Some extol the relaxed attitude other cultures have toward women in various stages of undress, as though this is evidence that these cultures do not over-sexualize the female form.

Those people should have been in a clothing store one block over two weeks ago when a new shipment of swimwear came in. Wide-eyed men with tongues hanging out exchanged approving glances as women trekked into the fitting rooms with bikinis tucked under their arms. These particular change rooms happen to have doors, but the doors happen to have windows that are at a pretty good angle for any guy standing over five-feet six-inches tall.

Swiss fitting room - this convenient viewing deck faces onto a bank of mirrors, adding to the viewing pleasure (or horror) of people standing outside.

I settled in to watch the guys watching the girls. It was fascinating, like watching sharks circle. A few men were allowed into this inner sanctum with their girlfriends, grinning all the way.

Then, another slender attractive young woman walked into the fitting room area with her guy in tow, both unaware that another man had slipped into their jet-stream. Seconds later, there was a commotion and the second male scooted out of the area, red-faced, wide-eyed and very happy. The other guys hanging around restrained themselves from high-fiving the offending interloper.

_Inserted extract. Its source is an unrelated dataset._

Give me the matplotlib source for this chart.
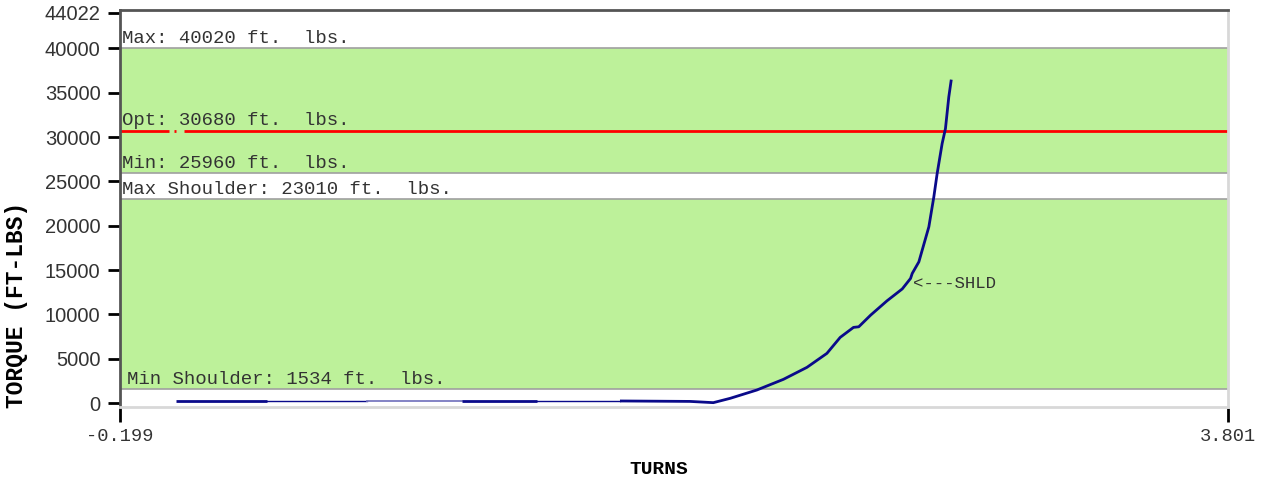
import numpy as np
import matplotlib.pyplot as plt

plt.rcParams['axes.unicode_minus'] = False

# torque limits (ft-lbs)
max_torque = 40020
opt_torque = 30680
min_torque = 25960
max_shoulder = 23010
min_shoulder = 1534
shoulder_turns = 2.655
shoulder_torque = 13500

# make-up curve
turns = [0.004, 0.333, 0.694, 1.034, 1.306, 1.606, 1.859, 1.895, 1.943, 2.004,
         2.100, 2.196, 2.281, 2.353, 2.401, 2.449, 2.468, 2.511, 2.570, 2.625,
         2.655, 2.661, 2.685, 2.697, 2.721, 2.739, 2.751, 2.769, 2.781, 2.793,
         2.802]
torque = [230, 230, 230, 230, 230, 230, 180, 120, 40, 530,
          1465, 2670, 4023, 5600, 7403, 8530, 8597, 9916, 11527, 12868,
          14051, 14615, 15922, 17240, 19865, 23246, 25883, 29263, 30953, 34514,
          36475]

# parts of the trace with dense (thick) samples
dense_ranges = [(0.004, 0.333), (1.034, 1.306), (1.606, 2.802)]
sparse_ranges = [(0.333, 0.694), (1.306, 1.606)]
light_ranges = [(0.694, 1.034)]

xmin, xmax = -0.199, 3.801
y_ticks = [0, 5000, 10000, 15000, 20000, 25000, 30000, 35000, 40000, 44022]

band_green = '#bdf19a'
edge_grey = '#a0a0a0'
trace_blue = '#0a0a8a'
mono = 'Liberation Mono'

fig = plt.figure(figsize=(12.66, 4.82), dpi=100)
ax = fig.add_axes([120/1266, 1-407/482, 1108/1266, 397/482])

# acceptance bands
ax.axhspan(min_shoulder, max_shoulder, color=band_green, lw=0, zorder=0)
ax.axhspan(min_torque, max_torque, color=band_green, lw=0, zorder=0)
for lim in [min_shoulder, max_shoulder, min_torque, max_torque]:
    ax.axhline(lim, color=edge_grey, lw=1.2, zorder=1)

# optimum line (with the small break near the left edge)
ax.hlines(opt_torque, xmin, -0.023, color='red', lw=2, zorder=2)
ax.hlines(opt_torque, -0.004, 0.002, color='red', lw=2, zorder=2)
ax.hlines(opt_torque, 0.031, xmax, color='red', lw=2, zorder=2)

t = np.array(turns)
q = np.array(torque)

def part(lo, hi):
    m = (t >= lo - 1e-9) & (t <= hi + 1e-9)
    return t[m], q[m]

for lo, hi in sparse_ranges:
    x, y = part(lo, hi)
    ax.plot(x, y, color=trace_blue, lw=1.0, zorder=3)
for lo, hi in light_ranges:
    x, y = part(lo, hi)
    ax.plot(x, y, color='#7a7ac0', lw=1.3, zorder=3)
for lo, hi in dense_ranges:
    x, y = part(lo, hi)
    ax.plot(x, y, color=trace_blue, lw=2.0, zorder=4, solid_capstyle='butt',
            solid_joinstyle='round')

# limit labels
lab_kw = dict(family=mono, fontsize=13.7, color='#333333', va='bottom', zorder=5)
ax.text(-0.192, max_torque + 150, f"Max: {max_torque} ft.  lbs.", **lab_kw)
ax.text(-0.192, opt_torque + 250, f"Opt: {opt_torque} ft.  lbs.", **lab_kw)
ax.text(-0.192, min_torque + 150, f"Min: {min_torque} ft.  lbs.", **lab_kw)
ax.text(-0.192, max_shoulder + 150, f"Max Shoulder: {max_shoulder} ft.  lbs.", **lab_kw)
ax.text(-0.175, min_shoulder + 150, f"Min Shoulder: {min_shoulder} ft.  lbs.", **lab_kw)
ax.text(shoulder_turns + 0.01, shoulder_torque, "<---SHLD", family=mono, fontsize=12.5,
        color='#333333', va='center', zorder=5)

ax.set_xlim(xmin, xmax)
ax.set_ylim(-450, 44330)

ax.set_yticks(y_ticks)
ax.set_yticklabels([str(v) for v in y_ticks], family='Liberation Sans', fontsize=14.5, color='#333333')
ax.tick_params(axis='y', length=9, width=2, color='black', pad=5)
ax.set_xticks([xmin, xmax])
ax.set_xticklabels(["-0.199", "3.801"], family=mono, fontsize=13.5, color='#333333')
ax.tick_params(axis='x', length=11, width=2, color='black', pad=4)

for s in ['left', 'top']:
    ax.spines[s].set_color('#555555')
    ax.spines[s].set_linewidth(2)
for s in ['right', 'bottom']:
    ax.spines[s].set_color('#d8d8d8')
    ax.spines[s].set_linewidth(2)

fig.text(659/1266, 1-470/482, "TURNS", family=mono, fontsize=14, fontweight='bold',
         ha='center', va='center')
fig.text(17/1266, 1-305/482, "TORQUE (FT-LBS)", family=mono, fontsize=16.5, fontweight='bold',
         rotation=90, ha='center', va='center')

fig.savefig('out.png', dpi=100)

In other more innocent revelations in the next shop over, a four-year-old girl made her way down a bank of fitting rooms, ripping aside curtains as she went, to announce, “Hello, I’m Lily!” exposing a half-dozen clients, all while her mother cooed over her daughter’s adorability.  No one seemed terribly upset.

I don’t get it.

Postscript: Since writing the above, I visited a few women’s clothing stores in France where I discovered the number of men in the fitting rooms was equal to the number of women. One young woman left the curtain pulled aside so her young man, seated across the hall, could offer his opinions and record her dressing and disrobing on his iPhone. Their matter-of-factness, along with the lack of attention this drew from the other shoppers and their male companions suggests this is business-as-usual.